But just two miles from the White House stands the Capitol Power Plant, the largest single source of carbon emissions in the nation’s capital and a concrete example of the government’s inability to green its own turf.
The plant, which provides heating and cooling to the sprawling Capitol campus — 23 buildings that include the Library of Congress, the Supreme Court and Congressional office buildings, in addition to the Capitol building itself — is operated by Congress, and its transition to cleaner energy sources has been mired in national politics for years. But the failure of Congress to modernize its own facility also raises questions about the Obama administration’s ability to limit emissions from existing power plants when it has not been able to do so at a government-run facility so close to home.
The office of the architect of the Capitol, which oversees the operations of the plant, first moved to end the use of coal there in 2000 but was turned back by resistance from powerful coal-state senators who wanted to keep it as the primary fuel. The effort was revived in 2007 as a central part of the Green the Capitol Initiative, led by Nancy Pelosi, the House speaker at the time. The effort was defunded in 2011 after the Republicans took control of the House.
By then the plant had reduced the amount of coal in its fuel mix to 5 percent, down from 56 percent in 2007. But it made up the difference primarily with diesel fuel oil because, as the architect of the Capitol, Stephen T. Ayers, told a Congressional panel in 2008, converting the plant to burn natural gas exclusively would have required a modernization costing $6 million to $7 million.
At the time, the plant was spending about $2.7 million a year on fuel oil, about twice as much as it might have cost to produce the same amount of energy using natural gas. The plant remained below its capacity to burn natural gas, according to a 2010 report from the Government Accountability Office, and it continues to burn diesel fuel oil, which, in addition to being much more expensive, is a significant source of emissions.
Some critics say officials at the power plant are purposely choosing to burn dirtier fuel, as a political statement.
“We worked to figure out a way to get around the issue of coal,” said Drew Hammill, a spokesman for Ms. Pelosi. “But it is a futile effort until you get rid of the Republican majority. They do not believe in the word ‘green.’ ”
A review of public records and interviews with city and federal officials suggest that the root of the problem is a lack of enforcement by regulators and insufficient oversight from Congress.
Although the power plant is required to submit emissions reports to the District of Columbia’s Department of the Environment, which coordinates enforcement with the Environmental Protection Agency, and to apply for operation permits for new devices, records show that both agencies have failed to ensure that the power plant is in compliance.
E.P.A. officials with jurisdiction over the plant said that the agency did not have the capacity to inspect all facilities that got operating permits under the Clean Air Act, and that it relied heavily on partners like state and local energy agencies to make sure facilities were in compliance with their permits.

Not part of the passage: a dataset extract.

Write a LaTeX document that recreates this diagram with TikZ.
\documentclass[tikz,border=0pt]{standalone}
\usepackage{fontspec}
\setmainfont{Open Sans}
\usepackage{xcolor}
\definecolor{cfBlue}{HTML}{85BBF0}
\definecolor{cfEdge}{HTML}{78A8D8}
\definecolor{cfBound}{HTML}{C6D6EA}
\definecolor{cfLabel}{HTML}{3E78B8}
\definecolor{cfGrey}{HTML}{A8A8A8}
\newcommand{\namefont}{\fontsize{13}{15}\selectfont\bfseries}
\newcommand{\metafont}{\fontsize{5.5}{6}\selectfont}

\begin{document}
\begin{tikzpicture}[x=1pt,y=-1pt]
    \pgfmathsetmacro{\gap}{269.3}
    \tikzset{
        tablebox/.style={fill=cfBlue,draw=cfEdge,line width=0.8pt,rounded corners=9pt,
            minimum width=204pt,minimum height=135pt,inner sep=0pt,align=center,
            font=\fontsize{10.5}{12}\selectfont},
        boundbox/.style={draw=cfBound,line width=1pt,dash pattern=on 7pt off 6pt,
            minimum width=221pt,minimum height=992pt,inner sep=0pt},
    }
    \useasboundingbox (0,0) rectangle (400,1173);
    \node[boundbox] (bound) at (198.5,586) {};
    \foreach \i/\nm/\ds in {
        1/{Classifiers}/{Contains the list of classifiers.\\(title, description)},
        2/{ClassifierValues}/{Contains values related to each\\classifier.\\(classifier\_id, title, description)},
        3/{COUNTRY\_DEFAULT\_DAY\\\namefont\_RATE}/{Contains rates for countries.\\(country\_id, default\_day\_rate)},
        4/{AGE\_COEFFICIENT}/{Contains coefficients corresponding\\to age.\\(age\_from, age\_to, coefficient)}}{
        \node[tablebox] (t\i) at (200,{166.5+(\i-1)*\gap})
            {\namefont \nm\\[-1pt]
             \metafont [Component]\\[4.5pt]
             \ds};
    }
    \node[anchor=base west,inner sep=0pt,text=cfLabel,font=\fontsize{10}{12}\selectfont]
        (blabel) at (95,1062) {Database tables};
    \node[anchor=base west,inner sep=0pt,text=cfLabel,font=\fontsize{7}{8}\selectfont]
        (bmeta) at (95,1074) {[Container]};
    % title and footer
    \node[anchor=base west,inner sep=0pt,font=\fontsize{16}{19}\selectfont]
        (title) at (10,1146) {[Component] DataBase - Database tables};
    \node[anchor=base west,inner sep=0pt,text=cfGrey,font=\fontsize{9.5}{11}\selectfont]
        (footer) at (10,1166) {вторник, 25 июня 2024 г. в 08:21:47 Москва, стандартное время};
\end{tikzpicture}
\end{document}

But district records show that the city has regularly failed to ensure that the plant is operating legally. In 2011, members of the city agency’s Air Quality Division discovered that one of the plant’s main boilers had exceeded the 10 ton-per-year limit for nitrogen oxides, which can cause severe breathing difficulties, by more than 20 tons per year since 2000.

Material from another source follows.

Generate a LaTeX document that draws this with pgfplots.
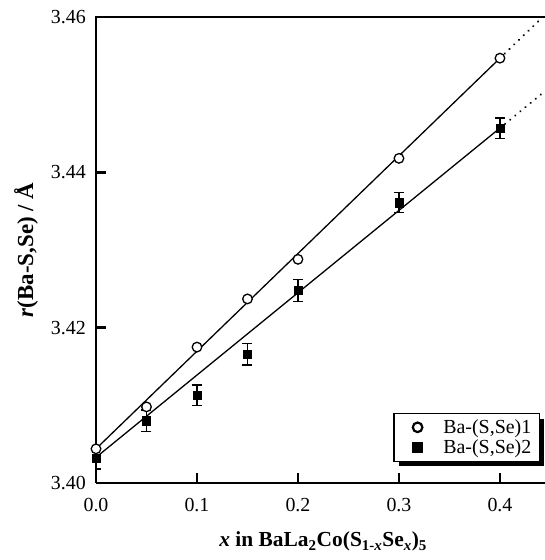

“Emissions limits are meaningless if there is not adequate testing to ensure that they are being met,” Mike Ewall, the founder and director of the Energy Justice Network, a grass-roots organization advocating clean energy, wrote in a Feb. 13 letter to the city agency.
Donna Henry, a spokeswoman for the city environment agency, said the city had had difficulties finding records to clarify the plant’s emission history.
The chairmen and the ranking members of the House and Senate committees that oversee the power plant declined to comment, as did the office of the architect of the Capitol, often referred to as A.O.C.